California is struggling with an affordability crisis, and in recent weeks, the focus has turned to the state’s soaring electricity rates. With policymakers concerned that high costs might encourage residents to leave the state and pose financial burdens for those who remain, the Legislative Analyst’s Office has called for solutions and the legislature is holding hearings. How much does electricity cost consumers, which consumers are hurting the most, and how does it compare to other significant cost drivers like housing?
California has long had high electricity rates. Since the late 1980s, the price has been at least 10% higher than in the country as a whole. But rates have surged dramatically in recent years, from about a third higher than the national average in 2015 to over 80% higher last year. Possible explanations for these higher rates include the state’s ambitious climate change policies, subsidies for rooftop solar and low-income customers, recent wildfires, and pricing by investor-owned utilities.
But Californians also use far less electricity. While per capita sales to residential users have steadily climbed in the US as a whole, California’s have not changed much since the late 1970s. They now sit at half the level of the US overall. Explanations differ here as well, with some crediting the state’s pioneering energy efficiency regulations and others the state’s demography and temperate climate. California’s utilities also point to lower consumption as one reason for higher rates, since similar infrastructure costs must be covered with less revenue.
For many years, lower consumption easily trumped higher rates for most Californians. Monthly electricity costs for the median California consumer were $15 to $20 lower than in other states (adjusted for inflation) throughout the 1980s, 1990s, and early 2000s. But since 2015, the surge in rates has outpaced lower consumption, pushing bills higher. Median bills are now comparable between California and the rest of the country.

Soaring electricity costs affect lower-income residents the most, since they are least able to manage the expense; this same group of Californians have also been most likely to leave the state. California has programs meant to shift costs from lower- to higher-income customers, but they have done little to shield lower-income customers from the recent cost surge.
Since 2015, the median monthly electricity bill for lower-income California renters has outpaced inflation by $14—almost as much as for middle-income ($17) and higher-income ($18) renters. (Lower-income Californians earn less than 200% of the poverty line, middle-income residents earn between 200% and 500%, and higher-income residents earn over 500%.)
Electricity costs for homeowners have gone up even more. Among homeowners, the surge in costs has outpaced inflation by about $21 for all income levels.

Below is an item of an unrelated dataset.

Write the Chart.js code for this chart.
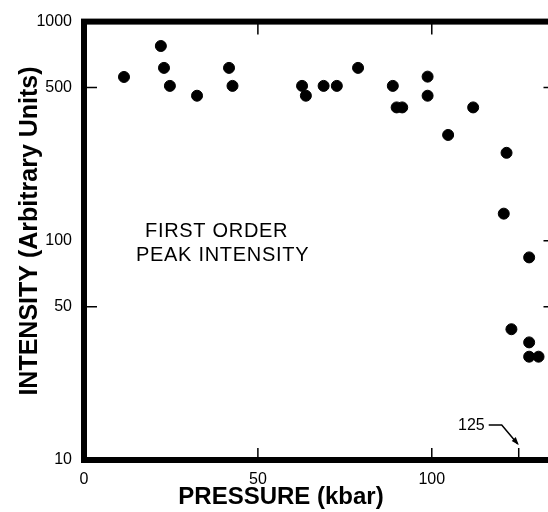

Despite surging electricity rates, housing costs remain the main driver of California’s affordability crisis. Since 2015, monthly rent has outpaced inflation by $88 for lower-income, $97 for middle-income, and $134 for higher-income Californians—six or seven times the growth for electricity. Over the same period, median homeownership costs for new buyers have outpaced inflation by almost $300 a month. And while the state’s electricity costs are now comparable with the nation’s, California’s rent is about 50% higher than in the rest of the country and its houses cost about twice as much.
Nevertheless, rate increases for electricity do play a major role in lost affordability. For the 56% of California households who own their home, increases have been especially large; for renters, who are more likely to be lower income, higher electricity costs compound the housing affordability crisis. As consumers confront higher prices for a wide range of essential goods, electricity has been a critical pain point—and the fast pace of cost increases raises questions about when it might stop.